Question

In Exercise 33-36, verify that \(\det EA = \left( {\det E} \right)\left( {\det A} \right)\)where E is the elementary matrix shown and \(A = \left[ {\begin{array}{*{20}{c}}a&b\\c&d\end{array}} \right]\).

35. \(\left[ {\begin{array}{*{20}{c}}0&1\\1&0\end{array}} \right]\)

Short answer

It is verified that \(\det EA = \left( {\det E} \right)\left( {\det A} \right)\).

Step-by-step solution

Determine matrix \(EA\)

It is given that \(A = \left[ {\begin{array}{*{20}{c}}a&b\\c&d\end{array}} \right],{\rm{ }}E = \left[ {\begin{array}{*{20}{c}}0&1\\1&0\end{array}} \right]\).

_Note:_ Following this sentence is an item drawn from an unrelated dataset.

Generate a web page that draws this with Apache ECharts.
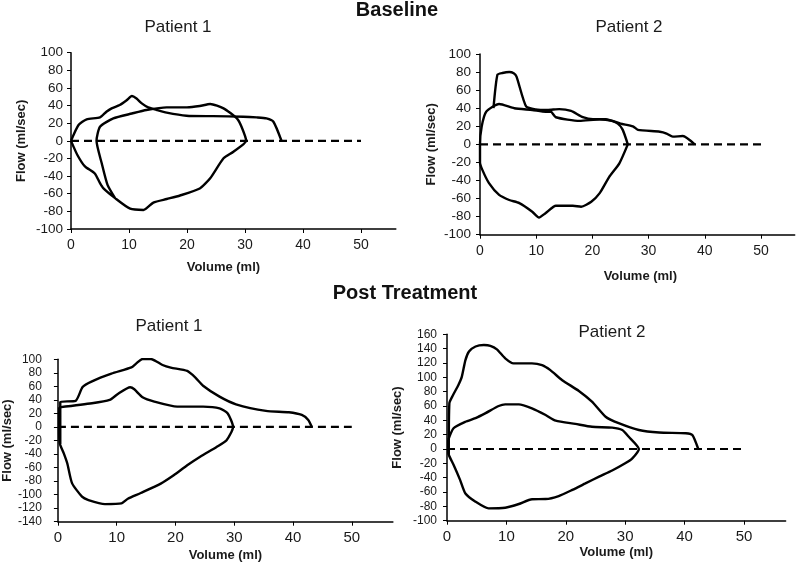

Compute matrix \(EA\) as shown below:

\[\begin{array}{c}EA = \left[ {\begin{array}{*{20}{c}}0&1\\1&0\end{array}} \right]\left[ {\begin{array}{*{20}{c}}a&b\\c&d\end{array}} \right]\\ = \left[ {\begin{array}{*{20}{c}}{0 + c}&{0 + d}\\{a + 0}&{b + 0}\end{array}} \right]\\ = \left[ {\begin{array}{*{20}{c}}c&d\\a&b\end{array}} \right]\end{array}\]

Verify that \(\det EA = \left( {\det E} \right)\left( {\det A} \right)\)

The determinants of matrices Eand A are shown below:

\[\begin{array}{c}\det E = \left| {\begin{array}{*{20}{c}}0&1\\1&0\end{array}} \right|\\ = 0 - 1\\ = - 1\\\det A = \left| {\begin{array}{*{20}{c}}a&b\\c&d\end{array}} \right|\\ = ad - bc\end{array}\]

The determinant of matrix \(EA\) is shown below:

\(\begin{array}{c}\det EA = \left| {\begin{array}{*{20}{c}}c&d\\a&b\end{array}} \right|\\ = cb - da\\ = - 1\left( {ad - bc} \right)\\ = \left( {\det E} \right)\left( {\det A} \right)\end{array}\)

Thus, it is verified that \(\det EA = \left( {\det E} \right)\left( {\det A} \right)\).